As of 2010, African American students typically attend schools that are only 29 percent white, a decline from 1970 when African American students typically attended schools that were 32 percent white. As more lower-middle-class and middle-class African Americans move to suburbs, low-income African Americans are more likely to attend heavily African American and low-income schools, with damaging consequences for their lifelong opportunities. On average, African American students in segregated cities perform below nearly two-thirds of African American students nationwide and below nearly all white students nationwide.
Despite continued school segregation, African American student achievement has been rising steadily over the last 40 years, according to data from the National Assessment of Educational Progress. The achievement gap persists because the same social and instructional forces that have caused black student achievement to rise have apparently also caused white student achievement to rise.

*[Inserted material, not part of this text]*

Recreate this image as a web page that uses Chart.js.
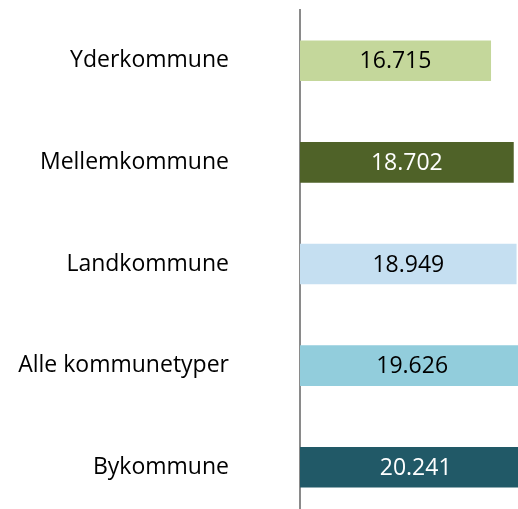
<!DOCTYPE html>
<html>
<head>
<meta charset="utf-8">
<script src="https://cdn.jsdelivr.net/npm/chart.js@4"></script>
<style>
  html, body { margin: 0; padding: 0; background: #ffffff; overflow: hidden; }
  #wrap { width: 518px; height: 509px; overflow: hidden; position: relative; }
  canvas { display: block; }
</style>
</head>
<body>
<div id="wrap"><canvas id="c" width="540" height="520"></canvas></div>
<script>
const categories = ['Yderkommune', 'Mellemkommune', 'Landkommune', 'Alle kommunetyper', 'Bykommune'];
const values = [16.715, 18.702, 18.949, 19.626, 20.241];
const valueLabels = ['16.715', '18.702', '18.949', '19.626', '20.241'];
const barColors = ['#c4d79b', '#4f6228', '#c5dff1', '#92cddc', '#215967'];
const labelColors = ['#000000', '#ffffff', '#000000', '#000000', '#ffffff'];

const FONT = "'Open Sans', 'DejaVu Sans', sans-serif";

const valueLabelPlugin = {
  id: 'valueLabels',
  afterDatasetsDraw(chart) {
    const ctx = chart.ctx;
    const meta = chart.getDatasetMeta(0);
    ctx.save();
    ctx.font = '23px ' + FONT;
    ctx.textAlign = 'center';
    ctx.textBaseline = 'middle';
    meta.data.forEach((bar, i) => {
      const cx = (bar.base + bar.x) / 2;
      ctx.fillStyle = labelColors[i];
      ctx.fillText(valueLabels[i], cx, bar.y + 1);
    });
    ctx.restore();
  }
};

new Chart(document.getElementById('c'), {
  type: 'bar',
  data: {
    labels: categories,
    datasets: [{
      data: values,
      backgroundColor: barColors,
      borderWidth: 0,
      barPercentage: 0.4,
      categoryPercentage: 1.0
    }]
  },
  options: {
    indexAxis: 'y',
    responsive: false,
    animation: false,
    devicePixelRatio: 1,
    layout: { padding: { top: 10, bottom: 2, left: 0, right: 0 } },
    plugins: { legend: { display: false }, tooltip: { enabled: false } },
    scales: {
      x: {
        display: false,
        min: 0,
        max: 21
      },
      y: {
        grid: { display: false, drawTicks: false },
        border: { display: true, color: '#8a8a8a', width: 2 },
        ticks: {
          color: '#000000',
          font: { family: FONT, size: 23 },
          padding: 71
        },
        afterFit(scale) {
          scale.width = 300;
          scale.paddingTop = 0;
          scale.paddingBottom = 0;
        }
      }
    }
  },
  plugins: [valueLabelPlugin]
});
</script>
</body>
</html>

The striking and steady improvement in disadvantaged students’ performance is inconsistent with the conventional claims of reformers that teachers of such students are poorly trained, have low expectations, and fail to exert their best efforts. However, Rothstein argues, African American children will never achieve educational equality unless we remedy their economic inequality and segregation. Attempting to substantially improve achievement, without economic equality and integration, is an impossible task.
“Organizers of the March on Washington were correct to stress how critical integration was to education improvement,” said Rothstein. “It is tragic that education reformers fail to see the disastrous impact school isolation is having on African American students, while they persist in futile denunciations of failing schools.”